The imam, whom the paper did not name, had ignored several warnings from the Islamic affairs ministry to refrain from using political slogans before being removed from his post, it said.

He responded by sending death threats to the head of the ministry’s office in Hail, Sheikh Abdullah Al-Hammad, the paper said, adding that the imam had confessed in court to sending the text messages.

The imam “kept arguing with the judge that it was legitimate in Islam to pray against the governments of certain Western countries,” the paper quoted a “reliable source,” as saying. The Court of Cassation can either uphold the original judgement or order a retrial.

Hammad told the paper that there were a number of clerics in Hail who failed to meet ministry guidelines against political sermonising.

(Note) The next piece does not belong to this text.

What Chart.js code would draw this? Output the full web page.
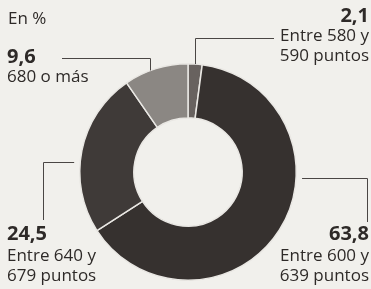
<!DOCTYPE html>
<html>
<head>
<meta charset="utf-8">
<script src="https://cdn.jsdelivr.net/npm/chart.js@4/dist/chart.umd.min.js"></script>
<style>
    html, body { margin:0; padding:0; background:#f1f0ec; }
    #wrap { width:371px; height:289px; position:relative; }
</style>
</head>
<body>
<div id="wrap"><canvas id="canvasGraph"></canvas></div>
<script>
// Données du graphique (en %)
var valeurs = [2.1, 63.8, 24.5, 9.6];
var etiquettes = ["2,1", "63,8", "24,5", "9,6"];
var textes = [
    ["Entre 580 y", "590 puntos"],
    ["Entre 600 y", "639 puntos"],
    ["Entre 640 y", "679 puntos"],
    ["680 o más"]
];
var couleurs = ['#68625f', '#36312f', '#3f3a38', '#8b8783'];

var police = "'Open Sans', sans-serif";

// Textes et lignes de rappel
var pluginEtiquettes = {
    id: 'etiquettes',
    afterDraw: function(chart)
    {
        var ctx = chart.ctx;
        var arc = chart.getDatasetMeta(0).data[0];
        var cx = arc.x, cy = arc.y, R = arc.outerRadius;

        ctx.save();
        ctx.fillStyle = '#2e2a28';
        ctx.font = "17px " + police;
        ctx.textBaseline = 'middle';
        ctx.textAlign = 'left';
        ctx.fillText("En %", 8, 19);

        // lignes
        ctx.strokeStyle = '#4a4644';
        ctx.lineWidth = 1;
        ctx.beginPath();
        // 2,1
        ctx.moveTo(195.5, cy - Math.sqrt(R*R - Math.pow(195.5-cx,2)));
        ctx.lineTo(195.5, 38.5);
        ctx.lineTo(274, 38.5);
        // 9,6
        ctx.moveTo(62, 58.5);
        ctx.lineTo(150.5, 58.5);
        ctx.lineTo(150.5, cy - Math.sqrt(R*R - Math.pow(150.5-cx,2)));
        // 24,5
        ctx.moveTo(cx - Math.sqrt(R*R - Math.pow(162.5-cy,2)) - 6, 162.5);
        ctx.lineTo(43.5, 162.5);
        ctx.lineTo(43.5, 220);
        // 63,8
        ctx.moveTo(cx + Math.sqrt(R*R - Math.pow(178.5-cy,2)) + 6, 178.5);
        ctx.lineTo(367.5, 178.5);
        ctx.lineTo(367.5, 222);
        ctx.stroke();

        // 2,1
        ctx.textAlign = 'right';
        ctx.font = "bold 20px " + police;
        ctx.fillText(etiquettes[0], 369, 16);
        ctx.font = "17px " + police;
        ctx.fillText(textes[0][0], 369, 36);
        ctx.fillText(textes[0][1], 369, 56);

        // 63,8
        ctx.font = "bold 20px " + police;
        ctx.fillText(etiquettes[1], 369, 234);
        ctx.font = "17px " + police;
        ctx.fillText(textes[1][0], 369, 256);
        ctx.fillText(textes[1][1], 369, 276);

        // 24,5
        ctx.textAlign = 'left';
        ctx.font = "bold 20px " + police;
        ctx.fillText(etiquettes[2], 7, 234);
        ctx.font = "17px " + police;
        ctx.fillText(textes[2][0], 7, 256);
        ctx.fillText(textes[2][1], 7, 276);

        // 9,6
        ctx.font = "bold 20px " + police;
        ctx.fillText(etiquettes[3], 7, 57);
        ctx.font = "17px " + police;
        ctx.fillText(textes[3][0], 7, 77);
        ctx.restore();
    }
};

var graph = new Chart(document.getElementById("canvasGraph"), {
    type: 'doughnut',
    data: {
        labels: etiquettes,
        datasets: [
            {
                data: valeurs,
                backgroundColor: couleurs,
                borderColor: '#e9e7e3',
                borderWidth: 1.5
            }
        ]
    },
    options: {
        responsive: true,
        maintainAspectRatio: false,
        animation: false,
        cutout: '50%',
        layout: { padding: { left: 79, right: 74, top: 63, bottom: 8 } },
        plugins: {
            legend: { display: false },
            tooltip: { enabled: false }
        }
    },
    plugins: [pluginEtiquettes]
});
</script>
</body>
</html>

Saudi Arabia has moved to clamp down on anti-Western sermonising by its intensely conservative Muslim clergy in the face a wave of attacks in the kingdom by Al Qaeda sympathisers since 2003.

The oil-rich kingdom also faced intense criticism in the West for its longstanding support of Islamist causes after 15 of the 19 suicide attackers behind the September 11, 2001 attacks in the United States turned out to be Saudi.

Earlier this month, Interior Minister Prince Nayef bin Abdul Aziz called on prayer leaders to use their sermons to help the authorities in the fight against Islamic militancy.